Seit den 90er Jahren in Fribourg zeitlos modisch: Der Khomutov-Scheitel

Film über die lange und erfolgreiche Geschichte des Russischen Eishockeys. Hier Szenen vom ersten Titel unter dem Namen „Russland“

Live-Eishockey stand natürlich auch auf dem Programm. Insgesamt sahen wir vier Spiele, Schweiz-Norwegen, Schweiz-Dänemark, Schweden-Norwegen und als Highlight Russland-Schweiz. Was ich so besonders mag an Hockeyolympiaden und Weltmeisterschaften, ist die tolle Stimmung von den Fans untereinander, gesunde Rivalität und Freude am Hockeysport. Während eines Spieles sass neben mir ein Kasache, der in Finnland und Russland Eishockey-Material von Sherwood vertreibt. Dieser Ilja Smirnoff von Rosenheim erzählte mir, dass er drei Jahre lang in Tentlingen nahe Marly gewohnt habe, ob ich wisse wo dies sei. Ich antwortete Marly sei bis voriges Jahr meine Wohngemeinde gewesen, Zufälle gibts. Ich sass auch neben Ross Mahoney, Chefscout der Washington Capitals, der mal im St.Léonard war während der Playoffserie 2008 gegen Bern, und erinnerte sich an eine kleine 6000er Arena, wo's unglaublich laut wurde... Und während dem Russlandspiel sass ich neben der Mediensprecherin des OK der nächsten Fifa-WM, Irina Baranova. Nebst Kontakte knüpfen traf ich auch ein Pärchen aus Bulle und Riaz: Bernard Mauron und seine Freundin Annie Marchon gehen schon seit 2008 an alle Eishockey-Weltmeisterschaften.

Alexander Ovetschkin während dem Spiel gegen die Schweiz.

Bernard Mauron im „Bredzon“, der Greyerzer Tracht, und seine Freundin Annie Marchon.

Ein Eishockeytraum wurde wahr: ich und mein Paps an einer Eishockey-WM in Russland, magisch !

Die Eisgenossen jubeln gegen Dänemark.

Wir hatten ein wundervolle Zeit, besuchten natürlich auch viele Sehenswürdigkeiten in der Stadt.
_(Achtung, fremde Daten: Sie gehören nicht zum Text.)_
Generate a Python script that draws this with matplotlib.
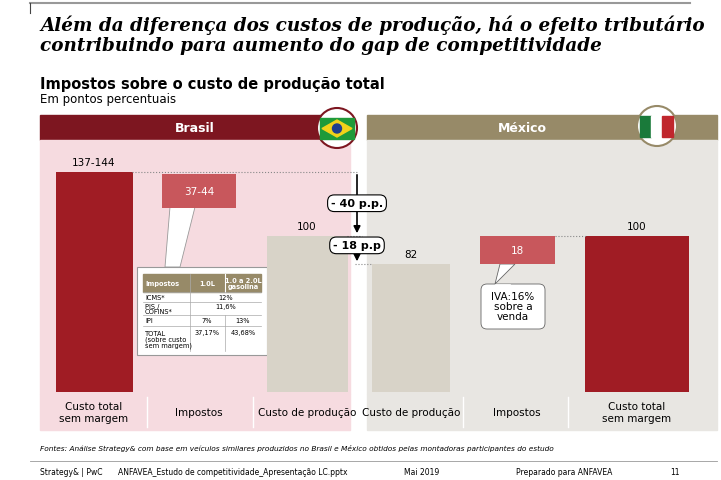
import matplotlib.pyplot as plt
from matplotlib.patches import Rectangle, Polygon, Circle, FancyBboxPatch

W, H = 721, 481

categories = ["Custo total\nsem margem", "Impostos", "Custo de produção",
              "Custo de produção", "Impostos", "Custo total\nsem margem"]
bar_bottom = [0, 118, 0, 0, 82, 0]
bar_top = [141, 140, 100, 82, 100, 100]
bar_labels = ["137-144", "37-44", "100", "82", "18", "100"]
bar_colors = ["#a01c24", "#c8575c", "#d8d3c8", "#d8d3c8", "#c8575c", "#a01c24"]
x_centers = [94, 199, 307, 411, 517, 637]
x_widths = [77, 74, 81, 78, 75, 104]

fig = plt.figure(figsize=(W / 100, H / 100), dpi=100)
bg = fig.add_axes([0, 0, 1, 1])
bg.set_xlim(0, W)
bg.set_ylim(H, 0)
bg.axis("off")

# top rule
bg.plot([30, 690], [4, 4], color="#999999", lw=1.5)
bg.plot([30, 30], [4, 14], color="#444444", lw=0.8)

bg.text(40, 35, "Além da diferença dos custos de produção, há o efeito tributário\ncontribuindo para aumento do gap de competitividade",
        fontsize=13.2, family="DejaVu Serif", style="italic", weight="bold",
        va="center", ha="left", linespacing=1.15)
bg.text(40, 85, "Impostos sobre o custo de produção total", fontsize=10.5, weight="bold", va="center")
bg.text(40, 100, "Em pontos percentuais", fontsize=8.5, va="center")

# panels
bg.add_patch(Rectangle((40, 116), 310, 25, color="#7d1620"))
bg.add_patch(Rectangle((40, 141), 310, 254, color="#f6dbe0"))
bg.add_patch(Rectangle((367, 116), 350, 25, color="#978a68"))
bg.add_patch(Rectangle((367, 141), 350, 254, color="#e8e6e2"))
bg.text(195, 128, "Brasil", color="white", fontsize=9, weight="bold", ha="center", va="center")
bg.text(522, 128, "México", color="white", fontsize=9, weight="bold", ha="center", va="center")
bg.add_patch(Circle((337, 129), 20, facecolor="white", edgecolor="#7d1620", lw=1.5, zorder=3))
bg.add_patch(Rectangle((320, 119), 34, 21, color="#1f9a3a", zorder=4))
bg.add_patch(Polygon([[322, 129.5], [337, 121], [352, 129.5], [337, 138]], color="#f2d21a", zorder=4))
bg.add_patch(Circle((337, 129.5), 4.5, color="#1f3f8f", zorder=5))
bg.add_patch(Circle((657, 127), 20, facecolor="white", edgecolor="#978a68", lw=1.5, zorder=3))
bg.add_patch(Rectangle((640, 117), 11, 21, color="#1a7a3a", zorder=4))
bg.add_patch(Rectangle((651, 117), 11, 21, color="white", zorder=4))
bg.add_patch(Rectangle((662, 117), 11, 21, color="#c0272d", zorder=4))

# category label band
bg.add_patch(Rectangle((40, 395), 310, 36, color="#f6dbe0"))
bg.add_patch(Rectangle((367, 395), 350, 36, color="#e8e6e2"))
for xs in [147, 253, 463, 568]:
    bg.plot([xs, xs], [398, 428], color="white", lw=1)
for xc, lab in zip(x_centers, categories):
    bg.text(xc, 413, lab, fontsize=7.5, ha="center", va="center")

bg.text(40, 449, "Fontes: Análise Strategy& com base em veículos similares produzidos no Brasil e México obtidos pelas montadoras participantes do estudo",
        fontsize=5.3, style="italic", va="center")
bg.plot([30, 717], [462, 462], color="#999999", lw=0.6)
for xf, t in [(40, "Strategy& | PwC"), (118, "ANFAVEA_Estudo de competitividade_Apresentação LC.pptx"),
              (404, "Mai 2019"), (516, "Preparado para ANFAVEA"), (670, "11")]:
    bg.text(xf, 473, t, fontsize=5.5, va="center")

# bar axes: pixel box x 0..721, y 141..393
ax = fig.add_axes([0, (H - 393) / H, 1, (393 - 141) / H])
ax.set_xlim(0, W)
ax.set_ylim(0, (393 - 141) / 1.56)
ax.axis("off")
heights = [t - b for t, b in zip(bar_top, bar_bottom)]
ax.bar(x_centers, heights, bottom=bar_bottom, width=x_widths, color=bar_colors)
for i, (xc, lab) in enumerate(zip(x_centers, bar_labels)):
    if i in (1, 4):
        ax.text(xc, (bar_top[i] + bar_bottom[i]) / 2, lab, color="white", fontsize=7.5, ha="center", va="center")
    else:
        ax.text(xc, bar_top[i] + 3, lab, fontsize=7.5, ha="center", va="bottom")

# dotted connectors
ax.plot([132, 358], [bar_top[0], bar_top[0]], ls=":", color="#888888", lw=0.8)
ax.plot([347, 362], [bar_top[2], bar_top[2]], ls=":", color="#888888", lw=0.8)
ax.plot([355, 372], [bar_top[3], bar_top[3]], ls=":", color="#888888", lw=0.8)
ax.plot([555, 587], [bar_top[4], bar_top[4]], ls=":", color="#888888", lw=0.8)

# gap arrows
ax.annotate("", xy=(357, bar_top[2]), xytext=(357, bar_top[0]),
            arrowprops=dict(arrowstyle="-|>", color="black", lw=1.2))
ax.annotate("", xy=(357, bar_top[3]), xytext=(357, bar_top[2]),
            arrowprops=dict(arrowstyle="<|-|>", color="black", lw=1.2))
ax.text(357, 121, "- 40 p.p.", fontsize=8, weight="bold", ha="center", va="center",
        bbox=dict(boxstyle="round,pad=0.3,rounding_size=0.6", fc="white", ec="black", lw=0.8))
ax.text(357, 94, "- 18 p.p", fontsize=8, weight="bold", ha="center", va="center",
        bbox=dict(boxstyle="round,pad=0.3,rounding_size=0.6", fc="white", ec="black", lw=0.8))

# callout for Mexico taxes
bg.add_patch(Polygon([[500, 265], [515, 265], [495, 285]], fc="white", ec="#666666", lw=0.6, zorder=5))
bg.add_patch(FancyBboxPatch((481, 285), 64, 45, boxstyle="round,pad=0,rounding_size=6",
                            fc="white", ec="#666666", lw=0.6, zorder=5))
bg.plot([496, 510], [285.5, 285.5], color="white", lw=1.2, zorder=6)
bg.text(513, 307, "IVA:16%\nsobre a\nvenda", fontsize=7.5, ha="center", va="center", zorder=7, linespacing=1.0)

# tax table callout
bg.add_patch(Polygon([[170, 208], [195, 208], [180, 268], [165, 268]], fc="white", ec="#999999", lw=0.6, zorder=5))
bg.add_patch(Rectangle((137, 268), 130, 88, fc="white", ec="#999999", lw=0.8, zorder=5))
bg.add_patch(Rectangle((143, 275), 118, 18, color="#978a68", zorder=6))
bg.plot([190, 190], [275, 352], color="#aaaaaa", lw=0.5, zorder=7)
bg.plot([225, 225], [275, 293], color="white", lw=0.8, zorder=7)
bg.plot([225, 225], [316, 352], color="#aaaaaa", lw=0.5, zorder=7)
for yl in [293, 303, 316, 327]:
    bg.plot([143, 261], [yl, yl], color="#aaaaaa", lw=0.5, zorder=7)
kw = dict(fontsize=4.8, zorder=8, va="center")
bg.text(145, 284, "Impostos", color="white", weight="bold", **kw)
bg.text(207, 284, "1.0L", color="white", weight="bold", ha="center", **kw)
bg.text(243, 284, "1.0 a 2.0L\ngasolina", color="white", weight="bold", ha="center", linespacing=0.9, **kw)
bg.text(145, 298, "ICMS*", **kw)
bg.text(226, 298, "12%", ha="center", **kw)
bg.text(145, 309.5, "PIS /\nCOFINS*", linespacing=0.9, **kw)
bg.text(226, 307, "11,6%", ha="center", **kw)
bg.text(145, 321.5, "IPI", **kw)
bg.text(207, 321.5, "7%", ha="center", **kw)
bg.text(243, 321.5, "13%", ha="center", **kw)
bg.text(145, 340, "TOTAL\n(sobre custo\nsem margem)", linespacing=0.9, **kw)
bg.text(207, 333, "37,17%", ha="center", **kw)
bg.text(243, 333, "43,68%", ha="center", **kw)

fig.savefig("out.png", dpi=100)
Auf unserer Hockeystudienreise besuchten wir auch noch das Grab vom Vater des sowjetischen Eishockeys, Anatoli Tarassov, sowie das Grab von Väterchen Viktor Tikhonov.

Grab von Viktor Tikhonov im Vagankovo Cemetary

Moskau zeigte sich von seiner allerschönsten Seite, das Wetter, so kriegte ich zu hören, sei in dieser Woche besser als auf Ibiza! In den Restaurants gab es spezielle russische Menüs für die Hockeytouristen, überall am Fernseher lief ständig Hockey, und in der Stadt liefen viele Fans aller teilnehmenden Nationen im jeweiligen Trikot herum. Zudem war am 9.Mai noch die Parade zur Feier des Sieges über Nazideutschland, sodass sich Moskau wahrlich herausputzte. Als Gamer besuchte ich auch das Soviet Arcard Machine Museum, dort gibt es allerhand alter Spielkasten, unter anderem drei verschiedene Hockeyspiele (eines mit Laser!) sowie Fussball und Basketball. Ich war ja immerhin im Land, das Tetris erfand...
In der Stadt wehten überall IIHF-Fahnen, und Moskau errichtete speziell für die WM zwei Fanzonen, eine im Park der Legenden beim VBT Ice Palace und die andere im berühmten Gorky Park. Dort präsentierte der Unihockeyklub Spartak Moskau den Unihockeysport den vielen Besuchern. Ich nutzte die Gelegenheit und zeigte ihnen wie man einen Breakaway à la Pavel Bure Nagano 98 im Unihockey versenkt.

Wer erinnert sich noch an den Hockeyspieltisch im St. Léonard ?

Wer gut sucht, findet meine Botschaft auf dieser Wand im House of Russian Hockey

Matrioshkas – eine der beliebtesten Souvenirs einer jeden Russland-Reise

Krieg mal anders

Zu guter letzt noch eine gute Nachricht für die Zukunft. Laut diesem tschechischen Fan, den ich, wie könnte es anders sein, in einem Biergarten getroffen habe, ist unser neuer Cervenka Gold wert, zurzeit einer der besten Tschechen auf Kufen.

Eishockey verabschiedet sich in den Sommer, ich freu mich schon auf die nächste Saison.